The exercise
In the material below, list every line carrying the string "chart".
* * *
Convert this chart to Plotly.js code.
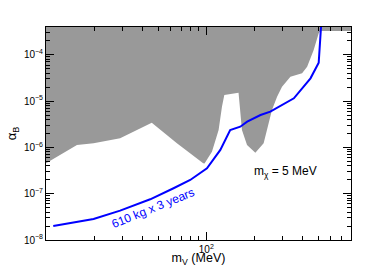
<!DOCTYPE html>
<html>
<head>
<meta charset="utf-8">
<script src="https://cdn.plot.ly/plotly-3.0.1.min.js"></script>
<style>html,body{margin:0;padding:0;background:#fff;}#chart{width:390px;height:267px;}</style>
</head>
<body>
<div id="chart"></div>
<script>
// Excluded region (gray) lower boundary, m_V in MeV, alpha_B
const excludedX = [10, 15.6, 19.8, 29, 45.7, 65.6, 95.7, 97.5, 108.5, 119.4, 125.3, 129.6, 159, 163, 167, 179.6, 202.4, 228, 245, 257, 276.6, 297, 335, 396, 426, 468, 503, 516, 800, 800, 10];
const excludedY = [4.54e-7, 1.13e-6, 1.23e-6, 1.57e-6, 3.42e-6, 1.23e-6, 4.54e-7, 4.5e-7, 8.07e-7, 2.38e-6, 7.57e-6, 1.35e-5, 1.52e-5, 5.45e-6, 2.38e-6, 1.13e-6, 7.69e-7, 1.23e-6, 3.31e-6, 6.43e-6, 1.24e-5, 2.05e-5, 3.37e-5, 3.98e-5, 5.53e-5, 1.27e-4, 2.91e-4, 3.27e-4, 3.27e-4, 1e-2, 1e-2];

// Projected sensitivity: 610 kg x 3 years
const sensX = [11.1, 19.8, 29, 44.7, 62.5, 79.4, 101, 122.4, 141, 163, 180, 218, 251, 352, 447, 503, 524];
const sensY = [2.0e-8, 2.84e-8, 4.3e-8, 7.57e-8, 1.31e-7, 1.98e-7, 3.54e-7, 8.8e-7, 2.38e-6, 2.8e-6, 3.59e-6, 5.0e-6, 5.9e-6, 1.15e-5, 3.1e-5, 6.76e-5, 6e-4];

const xTickVals = [100];
const xTickText = ['10<sup>2</sup>'];
const xMinorVals = [20, 30, 40, 50, 60, 70, 80, 90, 200, 300, 400, 500, 600, 700];
const yTickVals = [1e-8, 1e-7, 1e-6, 1e-5, 1e-4];
const yTickText = ['10<sup>−8</sup>', '10<sup>−7</sup>', '10<sup>−6</sup>', '10<sup>−5</sup>', '10<sup>−4</sup>'];
const yMinorVals = [];
[-8, -7, -6, -5, -4].forEach(e => { for (let m = 2; m <= 9; m++) yMinorVals.push(m * Math.pow(10, e)); });

const labelSens = '610 kg x 3 years';
const labelMass = 'm<sub>χ</sub> = 5 MeV';

const FONT = 'Liberation Sans, Arial, sans-serif';

const traces = [
  {
    x: excludedX, y: excludedY, type: 'scatter', mode: 'lines',
    fill: 'toself', fillcolor: '#999999', line: {width: 0, color: '#999999'},
    hoverinfo: 'skip', showlegend: false
  },
  {
    x: sensX, y: sensY, type: 'scatter', mode: 'lines',
    line: {color: '#0000ff', width: 2}, showlegend: false
  }
];

const layout = {
  width: 390, height: 267,
  margin: {l: 46, r: 39, t: 27, b: 27},
  paper_bgcolor: '#ffffff', plot_bgcolor: '#ffffff',
  font: {family: FONT, size: 10, color: '#000'},
  showlegend: false,
  xaxis: {
    type: 'log', range: [1, Math.log10(800)],
    tickmode: 'array', tickvals: xTickVals, ticktext: xTickText,
    ticks: 'inside', ticklen: 8, tickwidth: 1, tickcolor: '#000',
    showline: true, linecolor: '#000', linewidth: 1, mirror: 'ticks',
    showgrid: false, zeroline: false,
    tickfont: {size: 10, family: FONT},
    minor: {tickmode: 'array', tickvals: xMinorVals, ticks: 'inside', ticklen: 4, tickcolor: '#000', showgrid: false},
    title: {text: 'm<sub>V</sub> (MeV)', font: {size: 12.5, family: FONT}, standoff: 2}
  },
  yaxis: {
    type: 'log', range: [-8, -3.4],
    tickmode: 'array', tickvals: yTickVals, ticktext: yTickText,
    ticks: 'inside', ticklen: 8, tickwidth: 1, tickcolor: '#000',
    showline: true, linecolor: '#000', linewidth: 1, mirror: 'ticks',
    showgrid: false, zeroline: false,
    tickfont: {size: 10, family: FONT},
    minor: {tickmode: 'array', tickvals: yMinorVals, ticks: 'inside', ticklen: 4, tickcolor: '#000', showgrid: false},
    title: {text: 'α<sub>B</sub>', font: {size: 13, family: FONT}, standoff: 4}
  },
  annotations: [
    {
      x: Math.log10(46.6), y: -7.309, xref: 'x', yref: 'y',
      text: labelSens, showarrow: false, textangle: -22,
      font: {size: 12, family: FONT, color: '#0000ff'}
    },
    {
      x: Math.log10(312), y: -6.531, xref: 'x', yref: 'y',
      text: labelMass, showarrow: false,
      font: {size: 12, family: FONT, color: '#000'}
    }
  ]
};

Plotly.newPlot('chart', traces, layout, {displayModeBar: false, staticPlot: true});
</script>
</body>
</html>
* * *
Expected answer
Convert this chart to Plotly.js code.
<style>html,body{margin:0;padding:0;background:#fff;}#chart{width:390px;height:267px;}</style>
<div id="chart"></div>
Plotly.newPlot('chart', traces, layout, {displayModeBar: false, staticPlot: true});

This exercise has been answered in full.